My response to such would be ... Though I don't think we've quite got racial diversity reconciled, it was definitely a step in the right direction.
However, I'm not convinced those of an alternate lifestyle are born that way. But, that's somewhat of a moot discussion in my mind since I am convinced that all of humanity are born sinners, with various sinful tendencies that are to be stifled. Now, as you might imagine, I can't see that happening apart from divine grace.
In other words, all humans have inclinations that must be stifled before manifested as behavior.

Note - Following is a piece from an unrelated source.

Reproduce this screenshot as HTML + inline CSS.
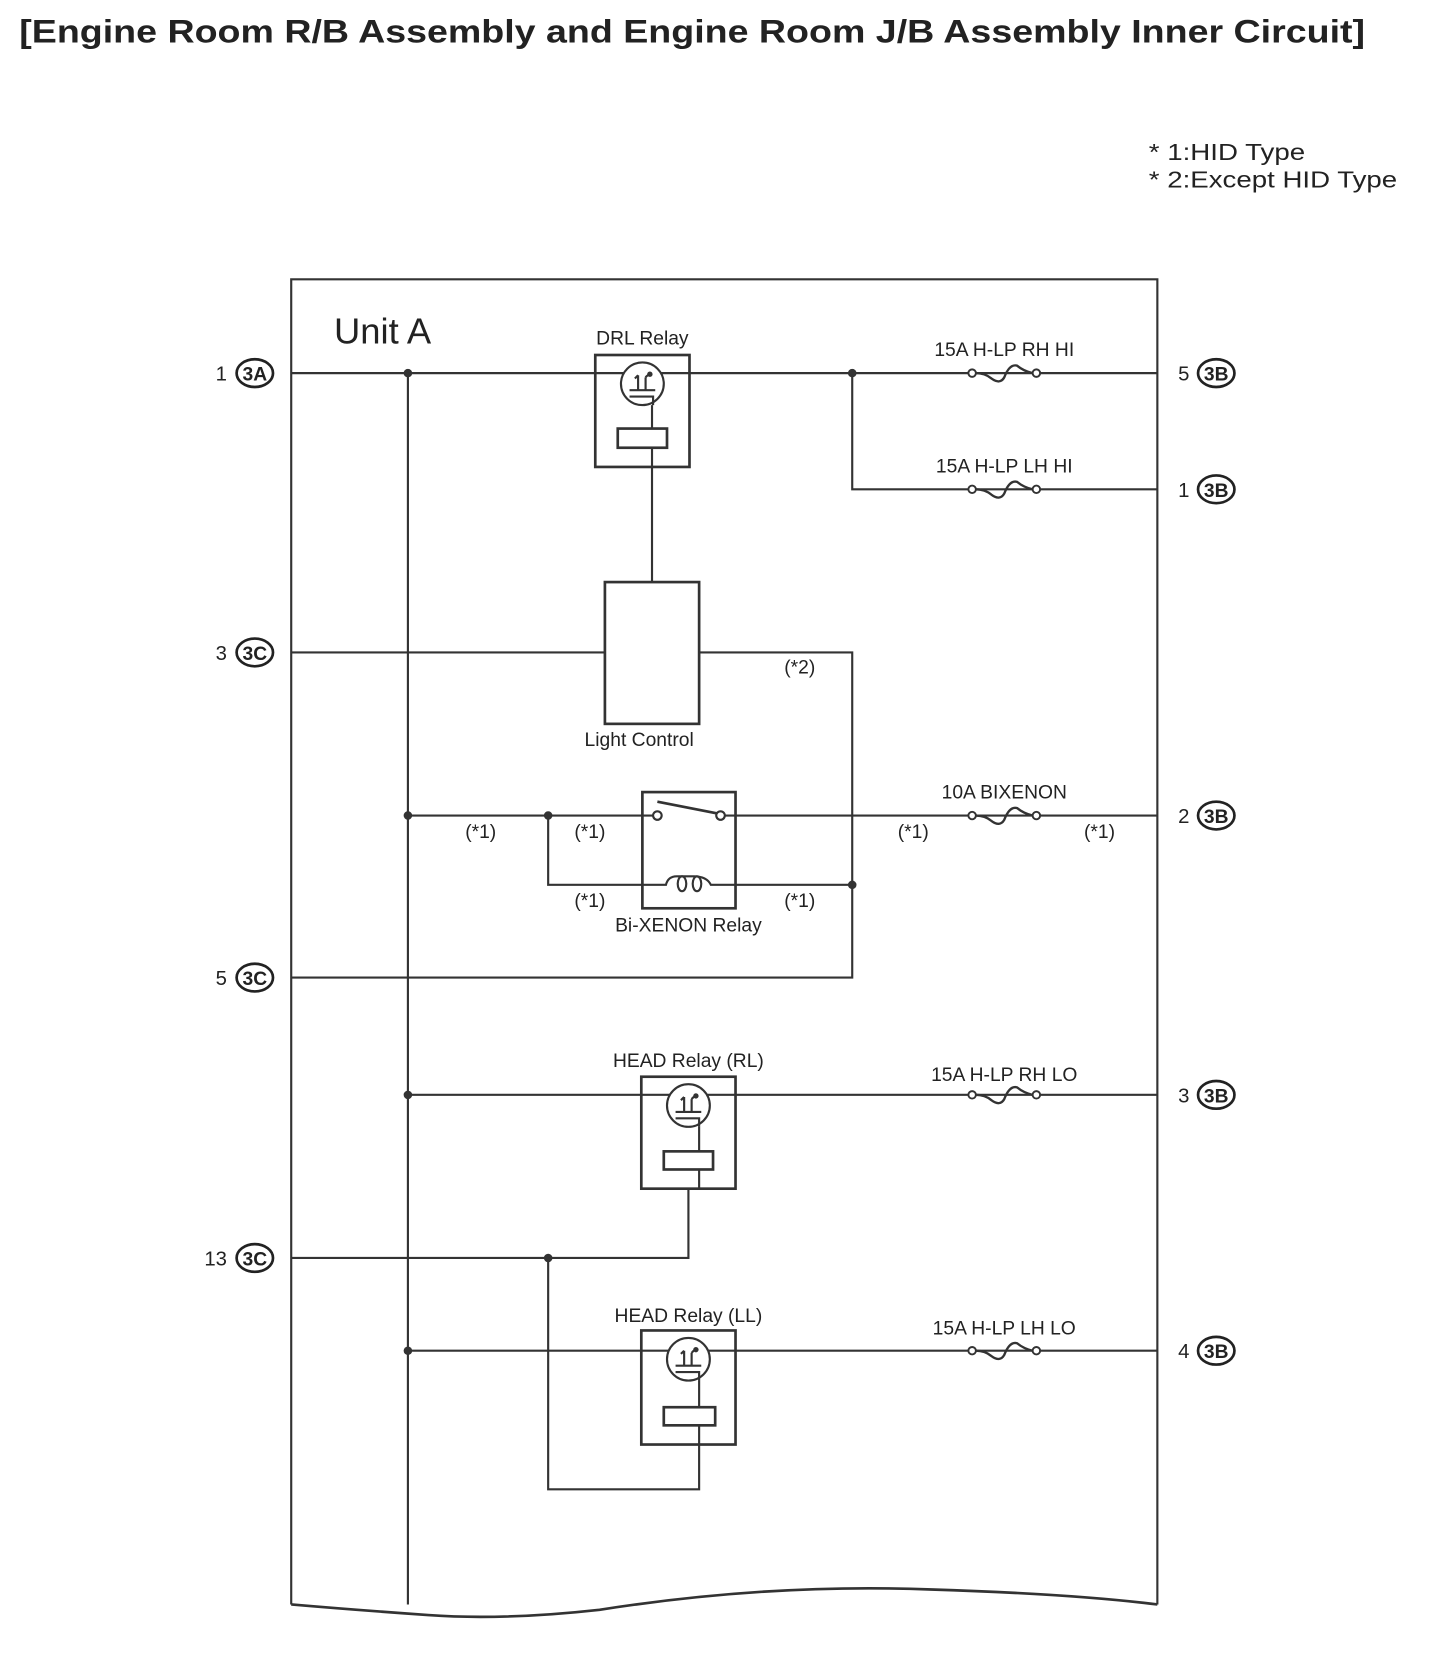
<!DOCTYPE html>
<html><head><meta charset="utf-8"><style>
html,body{margin:0;padding:0;background:#fff;width:1440px;height:1678px;overflow:hidden}
svg{display:block}
text{font-family:"Liberation Sans",sans-serif;fill:#222}
</style></head><body>
<svg width="1440" height="1678" viewBox="0 0 1345 1574" preserveAspectRatio="none" xmlns="http://www.w3.org/2000/svg">
<defs>
<g id="pin"><ellipse cx="0" cy="0" rx="17" ry="13" fill="#fff" stroke="#222" stroke-width="2.5"/></g>
<g id="fuse"><circle cx="-30" cy="0" r="3.5" fill="#fff" stroke="#333" stroke-width="1.8"/><circle cx="30" cy="0" r="3.5" fill="#fff" stroke="#333" stroke-width="1.8"/><path d="M-26.5 0 Q-18 0 -12 5 Q-4 11 0 4 Q5 -9 12 -7 Q18 -2 26.5 0" fill="none" stroke="#333" stroke-width="2.2"/></g>
<g id="relsym"><circle cx="0" cy="0" r="20" fill="#fff" stroke="#333" stroke-width="2"/><path d="M-12 6 H12 M-4 -8 V6 M-7 -5 L-4 -8 M3 -6 V6 M3 -6 Q6 -10 9 -8 M-12 12 H10 V20" fill="none" stroke="#333" stroke-width="2"/><circle cx="7" cy="-9" r="2.5" fill="#333"/></g>
</defs>
<text x="18" y="40" font-size="30" font-weight="bold" textLength="1257" lengthAdjust="spacingAndGlyphs">[Engine Room R/B Assembly and Engine Room J/B Assembly Inner Circuit]</text>
<text x="1073" y="150" font-size="22" textLength="146" lengthAdjust="spacingAndGlyphs">* 1:HID Type</text>
<text x="1073" y="176" font-size="22" textLength="232" lengthAdjust="spacingAndGlyphs">* 2:Except HID Type</text>
<g fill="none" stroke="#333" stroke-width="2">
<path d="M272 1505 V262 H1081 V1505"/>
<path d="M272 1505 Q330 1510 400 1515 Q470 1520 560 1510 Q720 1485 870 1491 Q1000 1495 1081 1505" stroke-width="2.5"/>
<path d="M272 350 H556 M644 350 H1081"/>
<path d="M381 350 V1505"/>
<path d="M796 350 V459 H1081"/>
<path d="M609 420 V546"/>
<path d="M272 612 H565 M653 612 H796 V917 H272"/>
<path d="M381 765 H600 M687 765 H1081"/>
<path d="M512 765 V830 H600 M687 830 H796"/>
<path d="M381 1027 H1081"/>
<path d="M643 1097 V1180 H272"/>
<path d="M512 1180 V1397 H653 V1337"/>
<path d="M381 1267 H1081"/>
</g>
<g fill="#333">
<circle cx="381" cy="350" r="4"/><circle cx="796" cy="350" r="4"/>
<circle cx="381" cy="765" r="4"/><circle cx="512" cy="765" r="4"/><circle cx="796" cy="830" r="4"/>
<circle cx="381" cy="1027" r="4"/><circle cx="381" cy="1267" r="4"/><circle cx="512" cy="1180" r="4"/>
</g>
<text x="312" y="322" font-size="34">Unit A</text>
<rect x="556" y="333" width="88" height="105" fill="#fff" stroke="#333" stroke-width="2.5"/>
<path d="M556 350 H644" stroke="#333" stroke-width="2"/>
<use href="#relsym" x="600" y="360"/>
<path d="M609 380 V402" stroke="#333" stroke-width="2"/>
<rect x="577" y="402" width="46" height="18" fill="#fff" stroke="#333" stroke-width="2.5"/>
<path d="M609 420 V438" stroke="#333" stroke-width="2"/>
<text x="600" y="323" font-size="18" text-anchor="middle">DRL Relay</text>
<rect x="565" y="546" width="88" height="133" fill="#fff" stroke="#333" stroke-width="2.5"/>
<text x="597" y="700" font-size="18" text-anchor="middle">Light Control</text>
<text x="747" y="632" font-size="18" text-anchor="middle">(*2)</text>
<rect x="600" y="743" width="87" height="109" fill="#fff" stroke="#333" stroke-width="2.5"/>
<path d="M600 765 H610 M677 765 H687" stroke="#333" stroke-width="2"/>
<circle cx="614" cy="765" r="4" fill="#fff" stroke="#333" stroke-width="2"/>
<circle cx="673" cy="765" r="4" fill="#fff" stroke="#333" stroke-width="2"/>
<path d="M614 752 L670 763" stroke="#333" stroke-width="2.5"/>
<path d="M600 830 H622 Q624 822 632 822 Q642 822 648 822 Q660 822 664 830 H687" fill="none" stroke="#333" stroke-width="2"/>
<ellipse cx="637" cy="829" rx="4" ry="7" fill="none" stroke="#333" stroke-width="2"/>
<ellipse cx="651" cy="829" rx="4" ry="7" fill="none" stroke="#333" stroke-width="2"/>
<text x="643" y="874" font-size="18" text-anchor="middle">Bi-XENON Relay</text>
<g font-size="18" text-anchor="middle">
<text x="449" y="786">(*1)</text><text x="551" y="786">(*1)</text><text x="853" y="786">(*1)</text><text x="1027" y="786">(*1)</text>
<text x="551" y="851">(*1)</text><text x="747" y="851">(*1)</text>
</g>
<rect x="599" y="1010" width="88" height="105" fill="#fff" stroke="#333" stroke-width="2.5"/>
<path d="M599 1027 H687" stroke="#333" stroke-width="2"/>
<use href="#relsym" x="643" y="1037"/>
<path d="M653 1057 V1080" stroke="#333" stroke-width="2"/>
<rect x="620" y="1080" width="46" height="17" fill="#fff" stroke="#333" stroke-width="2.5"/>
<path d="M653 1097 V1115" stroke="#333" stroke-width="2"/>
<text x="643" y="1001" font-size="18" text-anchor="middle">HEAD Relay (RL)</text>
<rect x="599" y="1248" width="88" height="107" fill="#fff" stroke="#333" stroke-width="2.5"/>
<path d="M599 1267 H687" stroke="#333" stroke-width="2"/>
<use href="#relsym" x="643" y="1275"/>
<path d="M653 1295 V1320" stroke="#333" stroke-width="2"/>
<rect x="620" y="1320" width="48" height="17" fill="#fff" stroke="#333" stroke-width="2.5"/>
<path d="M653 1337 V1355" stroke="#333" stroke-width="2"/>
<text x="643" y="1240" font-size="18" text-anchor="middle">HEAD Relay (LL)</text>
<use href="#fuse" x="938" y="350"/><use href="#fuse" x="938" y="459"/><use href="#fuse" x="938" y="765"/><use href="#fuse" x="938" y="1027"/><use href="#fuse" x="938" y="1267"/>
<g font-size="18" text-anchor="middle">
<text x="938" y="334">15A H-LP RH HI</text>
<text x="938" y="443">15A H-LP LH HI</text>
<text x="938" y="749">10A BIXENON</text>
<text x="938" y="1014">15A H-LP RH LO</text>
<text x="938" y="1252">15A H-LP LH LO</text>
</g>
<g font-size="19">
<use href="#pin" x="238" y="350"/><text x="238" y="357" text-anchor="middle" font-size="18" font-weight="bold">3A</text><text x="212" y="357" text-anchor="end">1</text>
<use href="#pin" x="238" y="612"/><text x="238" y="619" text-anchor="middle" font-size="18" font-weight="bold">3C</text><text x="212" y="619" text-anchor="end">3</text>
<use href="#pin" x="238" y="917"/><text x="238" y="924" text-anchor="middle" font-size="18" font-weight="bold">3C</text><text x="212" y="924" text-anchor="end">5</text>
<use href="#pin" x="238" y="1180"/><text x="238" y="1187" text-anchor="middle" font-size="18" font-weight="bold">3C</text><text x="212" y="1187" text-anchor="end">13</text>
<use href="#pin" x="1136" y="350"/><text x="1136" y="357" text-anchor="middle" font-size="18" font-weight="bold">3B</text><text x="1111" y="357" text-anchor="end">5</text>
<use href="#pin" x="1136" y="459"/><text x="1136" y="466" text-anchor="middle" font-size="18" font-weight="bold">3B</text><text x="1111" y="466" text-anchor="end">1</text>
<use href="#pin" x="1136" y="765"/><text x="1136" y="772" text-anchor="middle" font-size="18" font-weight="bold">3B</text><text x="1111" y="772" text-anchor="end">2</text>
<use href="#pin" x="1136" y="1027"/><text x="1136" y="1034" text-anchor="middle" font-size="18" font-weight="bold">3B</text><text x="1111" y="1034" text-anchor="end">3</text>
<use href="#pin" x="1136" y="1267"/><text x="1136" y="1274" text-anchor="middle" font-size="18" font-weight="bold">3B</text><text x="1111" y="1274" text-anchor="end">4</text>
</g>
</svg>
</body></html>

Homosexual activity is one in the category of sinful behavior.
Plus, be advised that there are some who are not on board with putting homosexual activity under the umbrella of civil rights.
The distinction is made between behavior, which one can control, and skin color, which, of course, one cannot.
For example, scope out the following link, a few quotes from which follow.
McKissic: Homosexual rights not the same as civil rights
“When homosexuals have spent over 200 years in slavery, when homosexuals have been legally defined as three-fifths human, when homosexuals have been denied the right to vote and own property because they are homosexuals, then we can begin a discussion of parallels [between the civil rights and gay rights movements],” McKissic said Oct. 13 at the Fort Worth, Texas, campus.
“[T]o equate civil rights with gay rights is to compare my skin with their sin.”
“At the dawn of this new millennium, the church of the living God cannot allow the gay rights movement to hitch itself to the civil rights movement without putting up a fight,” the pastor said. “We must not allow the gay rights movement to persuade this nation to approve of their sin under the banner of civil rights.”